** TASK PROMPT **
Reproduce exactly only the lines from the line that holds "Recreate this image" to the line that holds "pw, ph = W - L - R, H - T - B", inclusive, in the listing below, and please leave out every picture.

** RECORDED INFORMATION **
┄┄┄┄┄┄┄┄┄┄

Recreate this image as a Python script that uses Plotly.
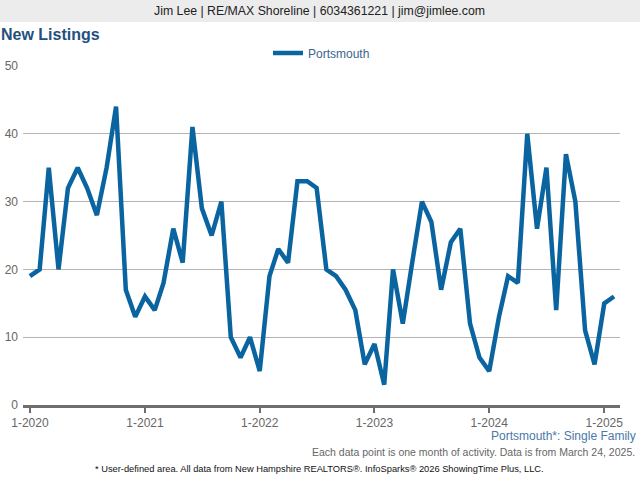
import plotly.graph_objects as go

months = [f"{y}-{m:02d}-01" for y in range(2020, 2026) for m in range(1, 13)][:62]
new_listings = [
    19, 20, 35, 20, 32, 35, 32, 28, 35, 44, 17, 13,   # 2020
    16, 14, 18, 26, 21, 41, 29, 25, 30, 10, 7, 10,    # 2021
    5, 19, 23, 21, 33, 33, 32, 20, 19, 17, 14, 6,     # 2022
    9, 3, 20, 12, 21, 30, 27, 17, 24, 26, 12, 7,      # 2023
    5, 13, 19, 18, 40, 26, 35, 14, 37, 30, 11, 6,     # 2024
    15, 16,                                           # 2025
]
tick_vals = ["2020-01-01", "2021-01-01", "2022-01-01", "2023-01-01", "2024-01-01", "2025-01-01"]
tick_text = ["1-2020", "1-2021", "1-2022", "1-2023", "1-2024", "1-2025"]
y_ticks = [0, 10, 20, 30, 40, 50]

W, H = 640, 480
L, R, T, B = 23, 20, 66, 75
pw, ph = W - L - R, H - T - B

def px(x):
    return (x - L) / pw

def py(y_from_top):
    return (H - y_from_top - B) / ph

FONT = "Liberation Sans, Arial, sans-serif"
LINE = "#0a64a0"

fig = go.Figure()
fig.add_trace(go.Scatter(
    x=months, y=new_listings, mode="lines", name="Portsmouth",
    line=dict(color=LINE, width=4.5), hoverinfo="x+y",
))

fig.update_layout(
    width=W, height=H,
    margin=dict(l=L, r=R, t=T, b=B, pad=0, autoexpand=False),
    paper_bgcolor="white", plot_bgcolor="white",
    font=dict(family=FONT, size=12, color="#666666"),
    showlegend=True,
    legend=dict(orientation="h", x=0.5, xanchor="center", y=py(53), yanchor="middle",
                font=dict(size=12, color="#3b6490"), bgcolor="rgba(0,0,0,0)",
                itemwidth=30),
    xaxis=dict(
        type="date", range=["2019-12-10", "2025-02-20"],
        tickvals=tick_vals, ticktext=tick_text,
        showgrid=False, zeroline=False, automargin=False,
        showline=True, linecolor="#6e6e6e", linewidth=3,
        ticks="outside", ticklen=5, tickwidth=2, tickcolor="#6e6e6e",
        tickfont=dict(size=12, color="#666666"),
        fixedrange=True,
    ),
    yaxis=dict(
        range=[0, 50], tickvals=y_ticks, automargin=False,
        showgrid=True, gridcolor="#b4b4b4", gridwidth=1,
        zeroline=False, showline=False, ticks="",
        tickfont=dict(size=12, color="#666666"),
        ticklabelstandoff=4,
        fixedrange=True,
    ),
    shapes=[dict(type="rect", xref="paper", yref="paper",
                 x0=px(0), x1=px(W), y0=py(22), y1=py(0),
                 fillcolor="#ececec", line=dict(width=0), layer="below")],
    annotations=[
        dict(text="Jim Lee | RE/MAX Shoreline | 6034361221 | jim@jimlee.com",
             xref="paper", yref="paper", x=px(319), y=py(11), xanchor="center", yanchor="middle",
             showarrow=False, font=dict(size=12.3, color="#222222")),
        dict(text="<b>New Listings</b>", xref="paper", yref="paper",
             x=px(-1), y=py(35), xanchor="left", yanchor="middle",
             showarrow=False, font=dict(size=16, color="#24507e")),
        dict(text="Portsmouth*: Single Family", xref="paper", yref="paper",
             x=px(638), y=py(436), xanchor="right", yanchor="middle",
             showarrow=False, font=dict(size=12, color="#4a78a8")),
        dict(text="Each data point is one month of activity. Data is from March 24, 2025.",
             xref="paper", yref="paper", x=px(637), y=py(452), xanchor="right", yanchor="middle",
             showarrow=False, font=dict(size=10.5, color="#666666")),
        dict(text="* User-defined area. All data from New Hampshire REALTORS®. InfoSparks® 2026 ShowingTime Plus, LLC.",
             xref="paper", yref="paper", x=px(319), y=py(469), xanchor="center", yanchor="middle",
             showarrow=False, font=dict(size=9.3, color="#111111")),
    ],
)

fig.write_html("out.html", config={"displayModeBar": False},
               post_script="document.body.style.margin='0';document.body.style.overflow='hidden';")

┄┄┄┄┄┄┄┄┄┄

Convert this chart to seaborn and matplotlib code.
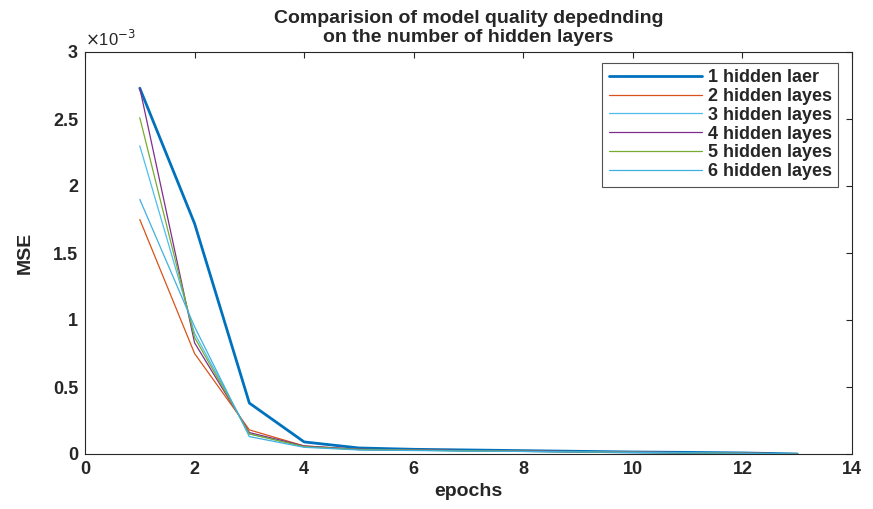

┄┄┄┄┄┄┄┄┄┄

** ANSWER TO THIS EXERCISE **
Recreate this image as a Python script that uses Plotly.
import plotly.graph_objects as go

months = [f"{y}-{m:02d}-01" for y in range(2020, 2026) for m in range(1, 13)][:62]
new_listings = [
    19, 20, 35, 20, 32, 35, 32, 28, 35, 44, 17, 13,   # 2020
    16, 14, 18, 26, 21, 41, 29, 25, 30, 10, 7, 10,    # 2021
    5, 19, 23, 21, 33, 33, 32, 20, 19, 17, 14, 6,     # 2022
    9, 3, 20, 12, 21, 30, 27, 17, 24, 26, 12, 7,      # 2023
    5, 13, 19, 18, 40, 26, 35, 14, 37, 30, 11, 6,     # 2024
    15, 16,                                           # 2025
]
tick_vals = ["2020-01-01", "2021-01-01", "2022-01-01", "2023-01-01", "2024-01-01", "2025-01-01"]
tick_text = ["1-2020", "1-2021", "1-2022", "1-2023", "1-2024", "1-2025"]
y_ticks = [0, 10, 20, 30, 40, 50]

W, H = 640, 480
L, R, T, B = 23, 20, 66, 75
pw, ph = W - L - R, H - T - B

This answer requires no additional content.